At any rate, there I idled away hours of my adolescence. My favorite comics were the Classics Illustrated, but I also followed the adventures of Archie and Veronica, fought the Nazis with Sgt. Rock, smiled at Donald Duck and his Uncle Scrooge McDuck, and battled the bad guys with such stalwarts as Batman and Superman.

About the same time, actor George Reeves brought Superman to life on television. “It’s a bird…it’s a plane…it’s Superman!” and “Faster than a speeding bullet! More powerful than a locomotive! Able to leap tall buildings in a single bound!” have lived in my memory for 60 years.

In his ordinary life, Superman disguised himself as Clark Kent, a “mild-mannered” reporter for The Daily Planet. Here he fought for “truth, justice, and the American way” with words and investigation, instead of his brawn, powers of flight, and x-ray vision.

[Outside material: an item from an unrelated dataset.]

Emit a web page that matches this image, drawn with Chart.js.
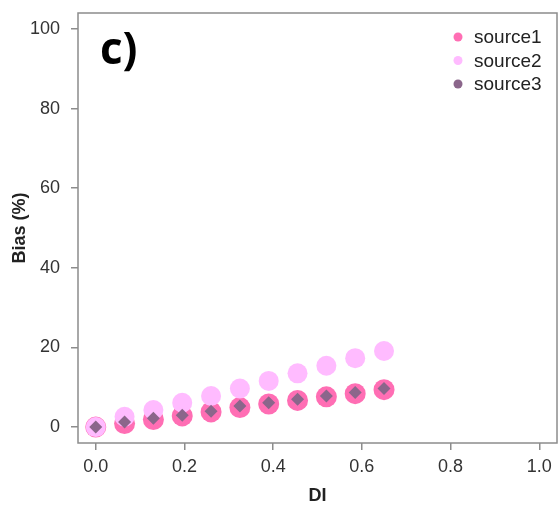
<!DOCTYPE html>
<html>
<head>
<meta charset="utf-8">
<script src="https://cdn.jsdelivr.net/npm/chart.js@4.4.1/dist/chart.umd.min.js"></script>
<style>
body{margin:0;background:#fff;}
canvas{display:block;}
</style>
</head>
<body>
<canvas id="biasChart" width="559" height="512"></canvas>
<script>

/* DATA */

let di=[0,0.065,0.13,0.195,0.26,0.325,0.39,0.455,0.52,0.585,0.65];

let source1=[0,0.9,1.9,2.8,3.8,4.9,5.8,6.7,7.6,8.4,9.4];

let source2=[0,2.6,4.3,6.1,7.8,9.7,11.6,13.5,15.4,17.3,19.1];

let source3=[0,1.3,2.2,3.0,4.0,5.3,6.1,7.0,7.8,8.7,9.7];

let seriesNames=["source1","source2","source3"];

let xTicks=[0,0.2,0.4,0.6,0.8,1.0];

let yTicks=[0,20,40,60,80,100];

let panelLabel="c)";



function pts(ys){

return di.map((x,i)=>({x:x,y:ys[i]}));

}


function noPad(s){

s.paddingLeft=0;s.paddingRight=0;s.paddingTop=0;s.paddingBottom=0;

}



/* box, legend inside plot, panel letter */

const extras={

id:"extras",

afterDraw(chart){

const ctx=chart.ctx;

const a=chart.chartArea;

ctx.save();

ctx.strokeStyle="#8c8c8c";

ctx.lineWidth=1.5;

ctx.strokeRect(a.left,a.top,a.right-a.left,a.bottom-a.top);


ctx.fillStyle="#000";

ctx.font="bold 44px 'Open Sans', 'Liberation Sans', sans-serif";

ctx.textBaseline="alphabetic";

ctx.fillText(panelLabel,100,64);


ctx.font="19px 'Liberation Sans', Arial, sans-serif";

ctx.textBaseline="middle";

chart.data.datasets.forEach((ds,i)=>{

let y=37+i*23.5;

ctx.fillStyle=ds.backgroundColor;

ctx.beginPath();

ctx.arc(458,y,4.5,0,Math.PI*2);

ctx.fill();

ctx.fillStyle="#222";

ctx.fillText(ds.label,474,y+1);

});

ctx.restore();

}

};



const ctx=document.getElementById("biasChart").getContext("2d");

new Chart(ctx,{

type:"scatter",

data:{

datasets:[

{label:seriesNames[0],data:pts(source1),backgroundColor:"#FF6EB4",pointStyle:"circle",pointRadius:10.5,borderWidth:0,order:3},

{label:seriesNames[1],data:pts(source2),backgroundColor:"#FFBBFF",pointStyle:"circle",pointRadius:10,borderWidth:0,order:2},

{label:seriesNames[2],data:pts(source3),backgroundColor:"#8B668B",pointStyle:"rectRot",pointRadius:6.5,borderWidth:0,order:1}

]

},

options:{

responsive:false,

animation:false,

layout:{autoPadding:false,padding:{top:13,right:2,left:0,bottom:0}},

plugins:{legend:{display:false},tooltip:{enabled:false}},

scales:{

x:{

type:"linear",

min:-0.04,

max:1.04,

afterBuildTicks(s){s.ticks=xTicks.map(v=>({value:v}));},

afterFit(s){s.height=69;noPad(s);},

grid:{drawOnChartArea:false,drawTicks:true,tickLength:7,color:"#8c8c8c",lineWidth:1.5},

border:{display:false},

ticks:{padding:6,color:"#333",font:{size:18,family:"'Liberation Sans', Arial, sans-serif"},callback:v=>v.toFixed(1),maxRotation:0},

title:{display:true,text:"DI",color:"#222",padding:{top:0,bottom:5},font:{size:18,weight:"bold",family:"'Liberation Sans', Arial, sans-serif"}}

},

y:{

type:"linear",

min:-4,

max:104,

afterBuildTicks(s){s.ticks=yTicks.map(v=>({value:v}));},

afterFit(s){s.width=78;noPad(s);},

grid:{drawOnChartArea:false,drawTicks:true,tickLength:7,color:"#8c8c8c",lineWidth:1.5},

border:{display:false},

ticks:{padding:11,color:"#333",font:{size:18,family:"'Liberation Sans', Arial, sans-serif"}},

title:{display:true,text:"Bias (%)",color:"#222",padding:{top:9,bottom:0},font:{size:18,weight:"bold",family:"'Liberation Sans', Arial, sans-serif"}}

}

}

},

plugins:[extras]

});

</script>
</body>
</html>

Which brings me to the sorry state of today’s mainstream news media.

It’s a joke.

Only the joke isn’t funny.

In conjunction with the Knight Foundation, a 2018 Gallup poll found that American trust in its news media is in the dumpster.

Consistent with the trend toward declining trust, 69% of U.S. adults in the current survey say their trust in the news media has decreased in the past decade. Just 4% say their trust has increased, while 26% indicate their trust has not changed.

Republicans (94%) and political conservatives (95%) are nearly unanimous in saying their trust in the media has decreased in the past decade. However, declining trust is not just confined to the political right — 75% of independents and 66% of moderates indicate they are less trusting than they were 10 years ago.

U.S. adults on the left of the political spectrum are less likely to say they have lost trust in the media, but at least four in 10 Democrats (42%) and liberals (46%) say they have done so. Democrats and liberals are about as likely to say their trust in the media has not changed as to say it has decreased.

Gallup conducted this poll just over a year ago. If administered today, we may safely wager the numbers would be even worse.

Those multitudes who have lost faith in the news media or abandoned it altogether cite as their reasons slanted news, rampant bias, inaccurate and irresponsible reporting, sensationalism, and a lack of transparency, meaning a failure to produce hard evidence in news reports.

Some fault Donald Trump for this decline, pointing to his attacks on “fake news” as the cause of their demise in the eyes of their fellow Americans.

Perhaps. But maybe media should spend some time looking at themselves in a mirror, examining their own principles of journalism instead of blaming others for this decline in trust. They were on the downhill slide long before the president took office.

Once upon a time, good reporters went after a story, not a person. They made some effort to put aside their own beliefs and prejudices, and to bring some degree of objectivity to their stories.

That approach has gone by the wayside. Rightly or wrongly, Americans view mainstream reporters and talking heads as biased in their coverage, twisting stories and information to fit their personal political beliefs and prejudices, aiming to damage or bring down those they oppose rather than digging for the truth.

And this is a disaster for all of us. Democracy depends on trustworthy journalism. Our citizens need reliable news. Yet today progressives watch and believe MSNBC and CNN while conservatives click on Fox News. Viewers in both groups might tell you that they find the news more believable on these networks, but in reality they are watching the news they want to believe.

In other words, the news as it is delivered in our time deepens the divisions in our country. The news media and some of our politicians are the chief culprits responsible for our cultural and political civil war.

Truth and justice have vanished, and the “American Way” in many newsrooms brings mockery and derision.

Clark Kent, where are you when we need you?